News & Insights
Australian manufacturing’s obituary has been written many times over the past decade. However, we believe these reports are greatly exaggerated. There are attractive investment opportunities in Australian manufacturing, particularly where companies are innovating in this space. This is the first of a series of articles that will highlight where we see such opportunities.
Australia has struggled to compete with high volume, low value-add manufacturing due to our high relative wages, strict regulatory controls and the tyranny of distance. Historically our weak currency protected manufacturers from these cost imposts. However, a prolonged period of at or near USD/AUD parity through to early 2015 rang the death knell for many of our “widget” producers. Since the Global Financial Crisis, Australia has lost around 200,000 manufacturing jobs and with the imminent closure of the remaining car manufacturers in Victoria and South Australia, this number may worsen.
To put the state of general manufacturing into perspective, 30 years ago, 16% of Australians with a job worked in the manufacturing sector. Today, this number is 7%. Why would Acorn Capital invest in Australian manufacturing?
General manufacturing may have been a wrecking ground for capital in Australia in recent years. However, the key differentiator for investors in the sector is innovation. Innovate or die. Our focus in the industrials sectors is on what is termed “Innovative Manufacturing”. In this context, we regard innovation as new ways to do old things better or more efficiently.
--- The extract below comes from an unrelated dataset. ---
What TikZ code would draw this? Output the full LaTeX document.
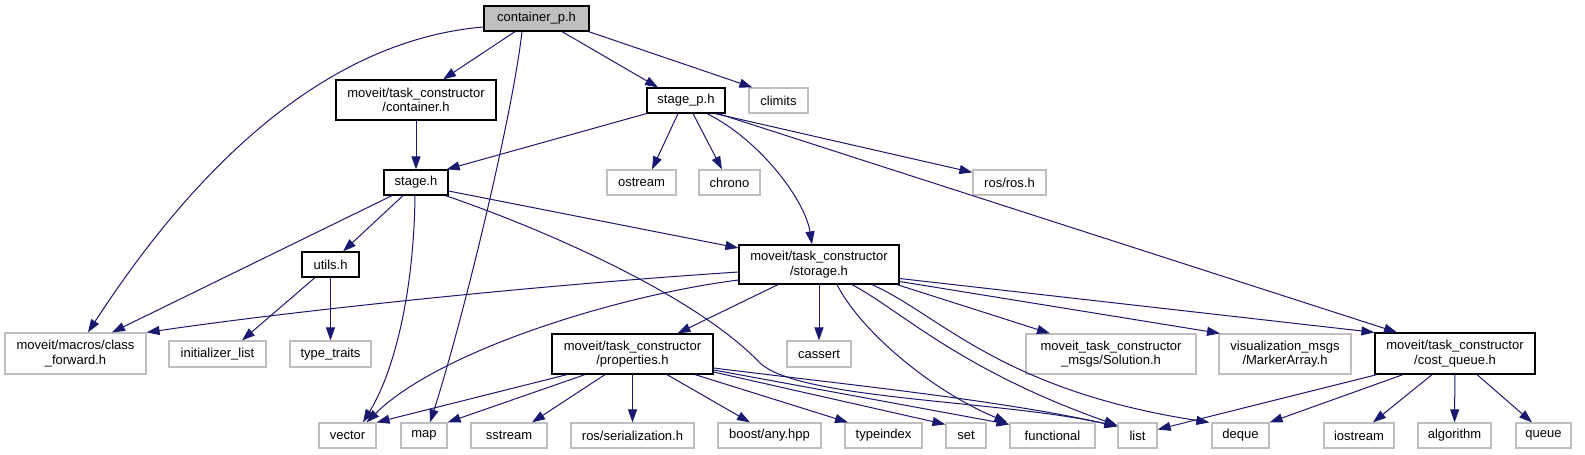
\documentclass[tikz,border=0pt]{standalone}
\usepackage{fontspec}
\setmainfont{Liberation Sans}
\usetikzlibrary{arrows.meta}
\definecolor{edgeblue}{HTML}{191970}
\definecolor{greyb}{HTML}{BFBFBF}
\begin{document}
\begin{tikzpicture}[x=1pt,y=-1pt,
  base/.style={draw, inner sep=0pt, align=center, font=\fontsize{13}{14.5}\selectfont, line width=1.2pt},
  doc/.style={base, draw=black, fill=white},
  root/.style={base, draw=black, fill=greyb},
  ext/.style={base, draw=greyb, fill=white},
  sz/.style 2 args={minimum width=#1pt, minimum height=#2pt},
  dep/.style={draw=edgeblue, line width=1pt, -{Triangle[length=13pt,width=9pt]}}
]
\fill[white] (0,0) rectangle (1585,455);
% nodes
\node[root, sz={105}{25}] (cp) at (536.5,18.5) {container\_p.h};
\node[doc, sz={160}{40}] (cont) at (416,100) {moveit/task\_constructor\\/container.h};
\node[doc, sz={78}{25}] (stp) at (686,100.5) {stage\_p.h};
\node[ext, sz={59}{25}] (clim) at (778.5,100.5) {climits};
\node[doc, sz={64}{25}] (stage) at (416,182.5) {stage.h};
\node[ext, sz={69}{25}] (ostr) at (641.5,182.5) {ostream};
\node[ext, sz={61}{25}] (chrono) at (729.5,182.5) {chrono};
\node[ext, sz={73}{25}] (ros) at (1009.5,182.5) {ros/ros.h};
\node[doc, sz={57}{25}] (utils) at (330.5,264.5) {utils.h};
\node[doc, sz={160}{39}] (stor) at (819,264.5) {moveit/task\_constructor\\/storage.h};
\node[ext, sz={141}{41}] (cf) at (75.5,353.5) {moveit/macros/class\\\_forward.h};
\node[ext, sz={97}{26}] (init) at (217.5,354) {initializer\_list};
\node[ext, sz={81}{26}] (tt) at (330.5,354) {type\_traits};
\node[doc, sz={161}{40}] (prop) at (632.5,354) {moveit/task\_constructor\\/properties.h};
\node[ext, sz={64}{26}] (cassert) at (819,354) {cassert};
\node[ext, sz={170}{40}] (sol) at (1111,354) {moveit\_task\_constructor\\\_msgs/Solution.h};
\node[ext, sz={132}{40}] (marker) at (1285,354) {visualization\_msgs\\/MarkerArray.h};
\node[doc, sz={160}{41}] (cq) at (1455,353.5) {moveit/task\_constructor\\/cost\_queue.h};
\node[ext, sz={57}{25}] (vector) at (347.5,435.5) {vector};
\node[ext, sz={46}{25}] (map) at (424,435.5) {map};
\node[ext, sz={76}{25}] (sstream) at (509,435.5) {sstream};
\node[ext, sz={123}{25}] (rser) at (632.5,435.5) {ros/serialization.h};
\node[ext, sz={103}{25}] (boost) at (769.5,435.5) {boost/any.hpp};
\node[ext, sz={77}{25}] (typeindex) at (883.5,435.5) {typeindex};
\node[ext, sz={40}{25}] (set) at (966,435.5) {set};
\node[ext, sz={85}{25}] (func) at (1052.5,435.5) {functional};
\node[ext, sz={39}{25}] (list) at (1137.5,435.5) {list};
\node[ext, sz={57}{25}] (deque) at (1240.5,435.5) {deque};
\node[ext, sz={70}{25}] (iostr) at (1359,435.5) {iostream};
\node[ext, sz={73}{25}] (algo) at (1454.5,435.5) {algorithm};
\node[ext, sz={55}{25}] (queue) at (1543.5,435.5) {queue};
% container_p.h
\draw[dep] ([yshift=-8.5pt]cp.west) .. controls (330,40) and (200,160) .. ([xshift=12.5pt]cf.north);
\draw[dep] ([xshift=-21.5pt]cp.south) -- ([xshift=27pt]cont.north);
\draw[dep] ([xshift=-14.5pt]cp.south) .. controls (512,120) and (460,330) .. ([xshift=6pt]map.north);
\draw[dep] ([xshift=25.5pt]cp.south) -- ([xshift=-28pt]stp.north);
\draw[dep] ([xshift=-1pt]cp.south east) -- ([xshift=4pt]clim.north west);
% container.h
\draw[dep] (cont.south) -- (stage.north);
% stage_p.h
\draw[dep] (stp.south west) -- ([xshift=-2pt]stage.north east);
\draw[dep] ([xshift=-8pt]stp.south) -- ([xshift=10.5pt]ostr.north);
\draw[dep] ([xshift=7pt]stp.south) -- ([xshift=-7.5pt]chrono.north);
\draw[dep] ([xshift=21pt]stp.south) .. controls (760,140) and (805,200) .. ([xshift=-7pt]stor.north);
\draw[dep] ([xshift=29pt]stp.south) -- ([yshift=-3pt]ros.north west);
\draw[dep] ([xshift=32pt]stp.south) -- ([xshift=-58pt]cq.north);
% stage.h
\draw[dep] ([xshift=-24pt]stage.south) -- ([xshift=36.5pt]cf.north);
\draw[dep] ([xshift=-13pt]stage.south) -- ([xshift=12.5pt]utils.north);
\draw[dep] ([xshift=-1pt]stage.south) .. controls (414,290) and (395,370) .. ([xshift=15.5pt]vector.north);
\draw[dep] ([yshift=-8.5pt]stage.east) -- ([yshift=16.5pt]stor.west);
\draw[dep] ([xshift=-3pt]stage.south east) .. controls (560,235) and (700,300) .. (760,363) .. controls (800,400) and (1000,400) .. ([yshift=-4pt]list.north west);
% utils.h
\draw[dep] ([xshift=-15.5pt]utils.south) -- ([xshift=24.5pt]init.north);
\draw[dep] (utils) -- (tt);
% storage.h
\draw[dep] ([yshift=-7.5pt]stor.west) .. controls (540,285) and (300,310) .. (cf.north east);
\draw[dep] ([yshift=-15.5pt]stor.west) .. controls (620,295) and (440,350) .. ([xshift=19pt]vector.north);
\draw[dep] ([xshift=-41pt]stor.south) -- ([xshift=45pt]prop.north);
\draw[dep] (stor) -- (cassert);
\draw[dep] ([xshift=18pt]stor.south) .. controls (860,330) and (930,390) .. ([xshift=-2pt]func.north west);
\draw[dep] ([xshift=33pt]stor.south) .. controls (900,310) and (960,370) .. ([yshift=-3pt]list.north west);
\draw[dep] ([xshift=53pt]stor.south) .. controls (940,315) and (1000,390) .. ([xshift=-2pt]deque.north west);
\draw[dep] ([xshift=78pt]stor.south) -- ([xshift=-61pt]sol.north);
\draw[dep] ([yshift=-17pt]stor.east) -- ([xshift=-65pt]marker.north);
\draw[dep] ([yshift=-14pt]stor.east) -- (cq.north west);
% properties.h
\draw[dep] ([xshift=-65.5pt]prop.south) -- (vector.north east);
\draw[dep] ([xshift=-47.5pt]prop.south) -- (map.north east);
\draw[dep] ([xshift=-27.5pt]prop.south) -- ([xshift=23pt]sstream.north);
\draw[dep] (prop) -- (rser);
\draw[dep] ([xshift=34.5pt]prop.south) -- ([xshift=-19.5pt]boost.north);
\draw[dep] ([xshift=62.5pt]prop.south) -- ([xshift=-35.5pt]typeindex.north);
\draw[dep] ([yshift=-18pt]prop.east) -- ([yshift=-2pt]set.north west);
\draw[dep] ([yshift=-16pt]prop.east) -- ([yshift=-2pt]func.north west);
\draw[dep] ([yshift=-14pt]prop.east) .. controls (850,385) and (1000,400) .. ([yshift=-4pt]list.north west);
% cost_queue.h
\draw[dep] ([xshift=-78pt]cq.south) -- ([yshift=6pt]list.east);
\draw[dep] ([xshift=-52pt]cq.south) -- (deque.north east);
\draw[dep] ([xshift=-23pt]cq.south) -- ([xshift=14pt]iostr.north);
\draw[dep] (cq) -- (algo);
\draw[dep] ([xshift=22pt]cq.south) -- ([xshift=-11.5pt]queue.north);
\end{tikzpicture}
\end{document}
Clearly, Australian manufacturing is going through a transition. However, through innovation there are exciting green shoots. The dire state of the manufacturing sector over the past 20 years has forced change, as has the highly skilled nature of Australia’s workforce, both white and blue collar. This innovative approach to manufacturing has encouraged the development of niche, low volume, highly technical products for world markets.
Our portfolio includes a number of innovative manufacturers who specialize in niche products or markets, where technical smarts enable Australian businesses to compete in global markets.
A high profile innovative manufacturing investment of Acorn Capital is Carbon Revolution (“CR”), a Geelong-based private company that manufactures light-weight, single-piece carbon fibre wheels for the automotive industry. CR expects to expand into aerospace in coming years.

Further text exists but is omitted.